Nasi koszykarze, któryż to już raz w tym sezonie, postanowili jednak nie poddawać się. Począwszy od drugiej kwarty uporządkowali swoje poczynania i stopniowo zaczęli odrabiać straty. Na trzy minuty przed końcem „doszli” rywali na cztery punkty (57:61) i mieli dwa razy piłkę w ataku. Nie wykorzystali jednak okazji, katowiczanie rzucili pięć punktów z rzędu i było po meczu.

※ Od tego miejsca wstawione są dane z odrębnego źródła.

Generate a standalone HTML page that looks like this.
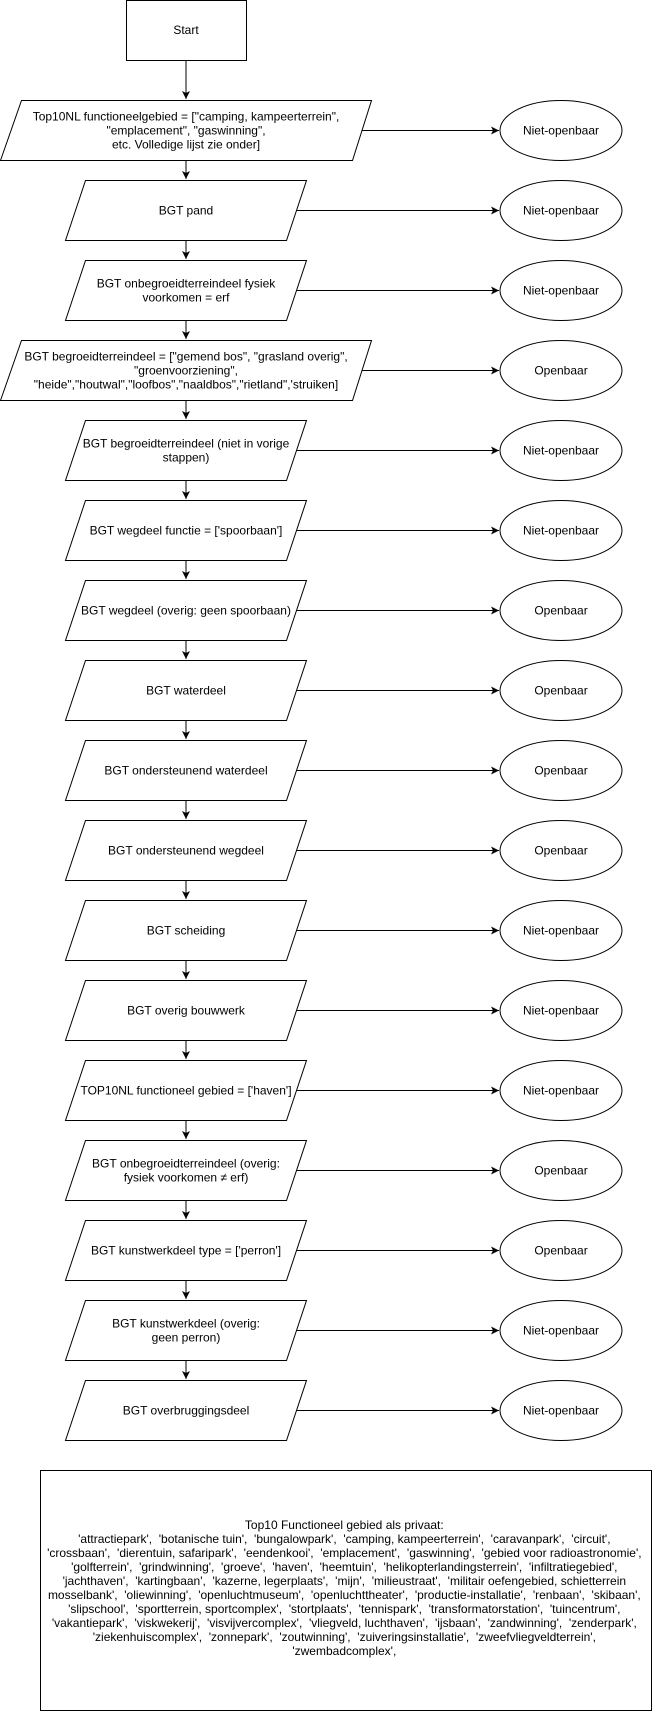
<!DOCTYPE html>
<html><head><meta charset="utf-8"><style>
html,body{margin:0;padding:0;background:#fff;}
svg{display:block;}
text{font-family:"Liberation Sans",Arial,sans-serif;font-size:12px;fill:#000;}
</style></head><body>
<svg width="652" height="1711" viewBox="0 0 652 1711" xmlns="http://www.w3.org/2000/svg">
<defs><marker id="a" markerWidth="10" markerHeight="10" refX="8" refY="4" orient="auto" markerUnits="userSpaceOnUse"><path d="M0,0 L8,4 L0,8 L2,4 Z" fill="#000"/></marker></defs>
<g stroke="#000" stroke-width="1" fill="#fff">
<rect x="126.5" y="0.5" width="120" height="60"/>
</g>
<text x="186" y="34" text-anchor="middle">Start</text>
<g id="flow"></g>
<rect x="40.5" y="1470.5" width="611" height="240" fill="#fff" stroke="#000"/>
<text text-anchor="middle" style="font-size:12px;white-space:pre" xml:space="preserve">
<tspan x="346" y="1529">Top10 Functioneel gebied als privaat:</tspan>
<tspan x="346" y="1543">'attractiepark',  'botanische tuin',  'bungalowpark',  'camping, kampeerterrein',  'caravanpark',  'circuit',</tspan>
<tspan x="346" y="1557">'crossbaan',  'dierentuin, safaripark',  'eendenkooi',  'emplacement',  'gaswinning',  'gebied voor radioastronomie',</tspan>
<tspan x="346" y="1571">'golfterrein',  'grindwinning',  'groeve',  'haven',  'heemtuin',  'helikopterlandingsterrein',  'infiltratiegebied',</tspan>
<tspan x="346" y="1585">'jachthaven',  'kartingbaan',  'kazerne, legerplaats',  'mijn',  'milieustraat',  'militair oefengebied, schietterrein</tspan>
<tspan x="346" y="1599">mosselbank',  'oliewinning',  'openluchtmuseum',  'openluchttheater',  'productie-installatie',  'renbaan',  'skibaan',</tspan>
<tspan x="346" y="1613">'slipschool',  'sportterrein, sportcomplex',  'stortplaats',  'tennispark',  'transformatorstation',  'tuincentrum',</tspan>
<tspan x="346" y="1627">'vakantiepark',  'viskwekerij',  'visvijvercomplex',  'vliegveld, luchthaven',  'ijsbaan',  'zandwinning',  'zenderpark',</tspan>
<tspan x="346" y="1641">'ziekenhuiscomplex',  'zonnepark',  'zoutwinning',  'zuiveringsinstallatie',  'zweefvliegveldterrein',</tspan>
<tspan x="346" y="1655">'zwembadcomplex',</tspan>
</text>
</svg>
<script>
var items=[
[1,["Top10NL functioneelgebied = [\"camping, kampeerterrein\",","\"emplacement\", \"gaswinning\",","etc. Volledige lijst zie onder]"],0],
[0,["BGT pand"],0],
[0,["BGT onbegroeidterreindeel fysiek","voorkomen = erf"],0],
[1,["BGT begroeidterreindeel = [\"gemend bos\", \"grasland overig\",","\"groenvoorziening\",","\"heide\",\"houtwal\",\"loofbos\",\"naaldbos\",\"rietland\",'struiken]"],1],
[0,["BGT begroeidterreindeel (niet in vorige","stappen)"],0],
[0,["BGT wegdeel functie = ['spoorbaan']"],0],
[0,["BGT wegdeel (overig: geen spoorbaan)"],1],
[0,["BGT waterdeel"],1],
[0,["BGT ondersteunend waterdeel"],1],
[0,["BGT ondersteunend wegdeel"],1],
[0,["BGT scheiding"],0],
[0,["BGT overig bouwwerk"],0],
[0,["TOP10NL functioneel gebied = ['haven']"],0],
[0,["BGT onbegroeidterreindeel (overig:","fysiek voorkomen \u2260 erf)"],1],
[0,["BGT kunstwerkdeel type = ['perron']"],1],
[0,["BGT kunstwerkdeel (overig:","geen perron)"],0],
[0,["BGT overbruggingsdeel"],0]
];
var NS="http://www.w3.org/2000/svg",g=document.getElementById("flow"),s="";
s+='<line x1="186" y1="61" x2="186" y2="99" stroke="#000" marker-end="url(#a)"/>';
for(var i=0;i<items.length;i++){
 var it=items[i],y=100+i*80,cy=y+30,pts,rx;
 if(it[0]){pts="21.5,"+(y+.5)+" 371.5,"+(y+.5)+" 352.5,"+(y+60.5)+" 0.5,"+(y+60.5);rx=362;}
 else{pts="85.5,"+(y+.5)+" 306.5,"+(y+.5)+" 286.5,"+(y+60.5)+" 65.5,"+(y+60.5);rx=296;}
 s+='<polygon points="'+pts+'" fill="#fff" stroke="#000"/>';
 s+='<line x1="'+rx+'" y1="'+(cy+.5)+'" x2="499" y2="'+(cy+.5)+'" stroke="#000" marker-end="url(#a)"/>';
 s+='<ellipse cx="561" cy="'+(cy+.5)+'" rx="61" ry="30" fill="#fff" stroke="#000"/>';
 s+='<text x="561" y="'+(cy+4.5)+'" text-anchor="middle">'+(it[2]?"Openbaar":"Niet-openbaar")+'</text>';
 var L=it[1],n=L.length,y0=cy+4.5-(n-1)*7;
 for(var j=0;j<n;j++){s+='<text x="186" y="'+(y0+j*14)+'" text-anchor="middle">'+L[j].replace(/&/g,"&amp;").replace(/</g,"&lt;")+'</text>';}
 if(i<items.length-1){s+='<line x1="186" y1="'+(y+61)+'" x2="186" y2="'+(y+79)+'" stroke="#000" marker-end="url(#a)"/>';}
}
g.innerHTML=s;
</script>
</body></html>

Po tej porażce wiślacy mają już tylko matematyczne szanse na awans do czołowej czwórki. Aby tak się stało Unia Tarnów musiałaby z pięciu pozostałych swych spotkań, z których trzy rozegra na własnym parkiecie, przegrać co najmniej cztery. Przy komplecie porażek tarnowian, Wisła musiałaby wygrać wszystkie pozostałe do końca rozgrywek cztery mecze. Jeśli Unia poniosłaby cztery porażki, Smoki musiałyby także wygrać wszystkie cztery mecze, a dodatkowo w Tarnowie zwyciężyć różnicą większą niż pięć punktów. Doprawdy mało realny scenariusz.

AZS AWF Katowice – Wisła AWF Kraków 70:61 (28:4, 16:18, 13:18, 13:20)

Punkty dla Wisły AWF zdobyli: Stanisz 12, Depta 11, Dwernicki 9, Pająk 8, Radwan 6, Krawczyk 6, Piech 4, Orlicki 2, Stodolski 3, Eliasz-Radzikowski 0.